WORK INSTRUCTIONS> Copy the lines of the data below exactly, starting at the first and stopping after the line that contains "from matplotlib.ticker import"; include no pictures.

STORED DATA>
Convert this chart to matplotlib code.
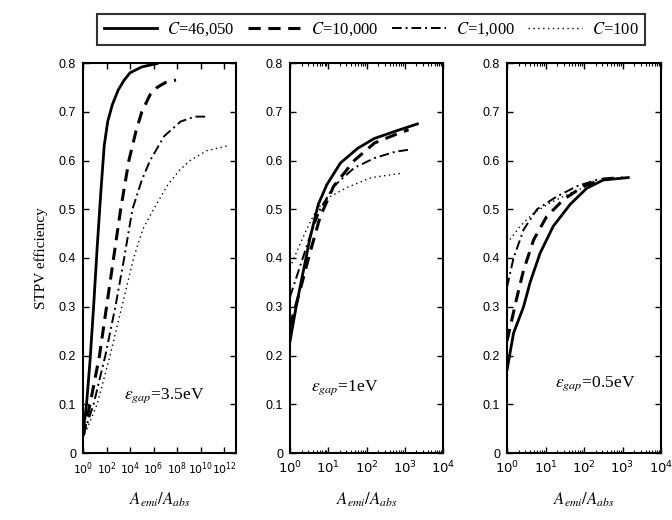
import numpy as np
import matplotlib
matplotlib.use("Agg")
import matplotlib.pyplot as plt
from matplotlib.lines import Line2D
from matplotlib.ticker import LogLocator, FixedLocator, NullFormatter, FuncFormatter

# ---------------- data (x as log10 exponents of A_emi/A_abs) ----------------
series_labels = ["C=46,050", "C=10,000", "C=1,000", "C=100"]

# Panel 1: eps_gap = 3.5 eV
p1_c46050_exp = [0, 0.3, 0.6, 0.9, 1.2, 1.5, 1.8, 2.1, 2.5, 3.0, 3.5, 4.0, 5.0, 6.3]
p1_c46050_val = [0.04, 0.10, 0.19, 0.30, 0.42, 0.53, 0.63, 0.68, 0.715, 0.745, 0.765, 0.78, 0.792, 0.799]
p1_c10000_exp = [0, 0.6, 1.0, 1.4, 2.0, 2.6, 3.2, 3.9, 4.5, 5.0, 5.7, 6.3, 7.0, 7.9]
p1_c10000_val = [0.035, 0.10, 0.15, 0.20, 0.30, 0.40, 0.50, 0.60, 0.66, 0.70, 0.735, 0.75, 0.76, 0.765]
p1_c1000_exp = [0, 0.9, 1.9, 2.75, 3.5, 4.2, 5.0, 5.7, 6.9, 8.3, 9.5, 10.6]
p1_c1000_val = [0.035, 0.10, 0.20, 0.30, 0.40, 0.50, 0.56, 0.60, 0.65, 0.68, 0.69, 0.69]
p1_c100_exp = [0, 1.2, 2.3, 3.3, 4.3, 5.1, 6.0, 7.2, 8.2, 9.1, 10.5, 12.3]
p1_c100_val = [0.03, 0.10, 0.20, 0.30, 0.40, 0.46, 0.50, 0.55, 0.58, 0.60, 0.62, 0.63]

# Panel 2: eps_gap = 1 eV
p2_c46050_exp = [0, 0.16, 0.34, 0.52, 0.74, 0.96, 1.32, 1.77, 2.2, 2.75, 3.33]
p2_c46050_val = [0.229, 0.30, 0.37, 0.44, 0.51, 0.55, 0.595, 0.625, 0.645, 0.66, 0.675]
p2_c10000_exp = [0, 0.25, 0.52, 0.79, 1.14, 1.68, 2.21, 2.75, 3.1]
p2_c10000_val = [0.26, 0.33, 0.41, 0.485, 0.547, 0.60, 0.636, 0.653, 0.663]
p2_c1000_exp = [0, 0.25, 0.52, 0.79, 1.14, 1.68, 2.21, 2.75, 3.1]
p2_c1000_val = [0.32, 0.38, 0.444, 0.50, 0.547, 0.585, 0.605, 0.618, 0.622]
p2_c100_exp = [0, 0.16, 0.43, 0.7, 1.05, 1.5, 2.13, 2.93]
p2_c100_val = [0.38, 0.41, 0.458, 0.50, 0.526, 0.545, 0.565, 0.574]

# Panel 3: eps_gap = 0.5 eV
p3_c46050_exp = [0, 0.17, 0.43, 0.6, 0.86, 1.2, 1.64, 2.07, 2.5, 3.15]
p3_c46050_val = [0.17, 0.246, 0.30, 0.35, 0.41, 0.465, 0.51, 0.543, 0.56, 0.565]
p3_c10000_exp = [0, 0.26, 0.43, 0.69, 1.03, 1.47, 1.98, 2.5, 3.0]
p3_c10000_val = [0.23, 0.32, 0.375, 0.437, 0.485, 0.52, 0.547, 0.562, 0.565]
p3_c1000_exp = [0, 0.17, 0.43, 0.78, 1.29, 1.81, 2.4]
p3_c1000_val = [0.34, 0.40, 0.458, 0.50, 0.526, 0.547, 0.562]
p3_c100_exp = [0, 0.34, 0.69, 1.12, 1.64, 2.24]
p3_c100_val = [0.43, 0.465, 0.492, 0.513, 0.533, 0.553]

panel_notes = ["=3.5eV", "=1eV", "=0.5eV"]
y_ticks = [0, 0.1, 0.2, 0.3, 0.4, 0.5, 0.6, 0.7, 0.8]
y_ticklabels = ["0", "0.1", "0.2", "0.3", "0.4", "0.5", "0.6", "0.7", "0.8"]

panels = [
    [(p1_c46050_exp, p1_c46050_val), (p1_c10000_exp, p1_c10000_val),
     (p1_c1000_exp, p1_c1000_val), (p1_c100_exp, p1_c100_val)],
    [(p2_c46050_exp, p2_c46050_val), (p2_c10000_exp, p2_c10000_val),
     (p2_c1000_exp, p2_c1000_val), (p2_c100_exp, p2_c100_val)],
    [(p3_c46050_exp, p3_c46050_val), (p3_c10000_exp, p3_c10000_val),
     (p3_c1000_exp, p3_c1000_val), (p3_c100_exp, p3_c100_val)],
]

# ---------------- styling ----------------
styles = [
    dict(linestyle="-", linewidth=2.0),
    dict(linestyle=(0, (4, 2.5)), linewidth=2.2),
    dict(linestyle=(0, (5, 2, 1, 2)), linewidth=1.4),
    dict(linestyle=(0, (1, 2.5)), linewidth=1.0),
]

W, H = 672, 520
fig = plt.figure(figsize=(W / 100, H / 100), dpi=100)

def px_axes(x0, x1, ytop, ybot):
    return fig.add_axes([x0 / W, 1 - ybot / H, (x1 - x0) / W, (ybot - ytop) / H])

axes = [px_axes(83, 236, 63, 453), px_axes(290, 443, 63, 453), px_axes(507, 661, 63, 453)]
xmax = [1e13, 1e4, 1e4]
note_pos = [(0.27, 0.14), (0.14, 0.16), (0.31, 0.17)]

def pow_fmt(v, pos):
    e = int(round(np.log10(v)))
    return r"$10^{%d}$" % e

for i, ax in enumerate(axes):
    for (ex, va), st in zip(panels[i], styles):
        ax.plot(10.0 ** np.asarray(ex), va, color="black", **st)
    ax.set_xscale("log")
    ax.set_xlim(1, xmax[i])
    ax.set_ylim(0, 0.8)
    ax.set_yticks(y_ticks)
    ax.set_yticklabels(y_ticklabels, fontsize=9, family="Liberation Sans")
    if i == 0:
        ax.xaxis.set_major_locator(FixedLocator([10.0 ** k for k in range(0, 13, 2)]))
        ax.xaxis.set_minor_locator(FixedLocator([]))
        ax.xaxis.set_major_formatter(FuncFormatter(pow_fmt))
        fs = 7.8
    else:
        ax.xaxis.set_major_locator(FixedLocator([10.0 ** k for k in range(0, 5)]))
        ax.xaxis.set_minor_locator(LogLocator(base=10, subs=np.arange(2, 10), numticks=20))
        ax.xaxis.set_minor_formatter(NullFormatter())
        ax.xaxis.set_major_formatter(FuncFormatter(pow_fmt))
        fs = 9.5
    for lab in ax.get_xticklabels():
        lab.set_fontsize(fs)
        lab.set_math_fontfamily("dejavusans")
    ax.tick_params(which="both", direction="in", top=True, right=True)
    ax.tick_params(which="major", length=4, width=1, pad=5)
    ax.tick_params(which="minor", length=2, width=0.8)
    for sp in ax.spines.values():
        sp.set_linewidth(1.5)
    ax.set_xlabel(r"$A_{emi}/A_{abs}$", fontsize=12, math_fontfamily="stix", labelpad=10)
    ax.text(note_pos[i][0], note_pos[i][1], r"$\varepsilon_{gap}$" + panel_notes[i],
            transform=ax.transAxes, fontsize=12.5, family="Liberation Serif",
            math_fontfamily="stix", ha="left", va="baseline")

axes[0].set_ylabel("STPV efficiency", fontsize=11, family="Liberation Serif", labelpad=8)

handles = [Line2D([], [], color="black", **st) for st in styles]
labels = [r"$C$" + s[1:] for s in series_labels]
leg = fig.legend(handles, labels, loc="lower left",
                 bbox_to_anchor=(97 / W, 1 - 45 / H, (645 - 97) / W, 37 / H),
                 mode="expand", ncol=4, frameon=True, fancybox=False,
                 edgecolor="black", handlelength=3.2, handletextpad=0.6,
                 borderaxespad=0, columnspacing=0.8,
                 prop={"family": "Liberation Serif", "size": 12})
leg.get_frame().set_linewidth(1.5)
for t in leg.get_texts():
    t.set_math_fontfamily("stix")

fig.savefig("out.png", dpi=100)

WRITTEN SOLUTION>
Convert this chart to matplotlib code.
import numpy as np
import matplotlib
matplotlib.use("Agg")
import matplotlib.pyplot as plt
from matplotlib.lines import Line2D
from matplotlib.ticker import LogLocator, FixedLocator, NullFormatter, FuncFormatter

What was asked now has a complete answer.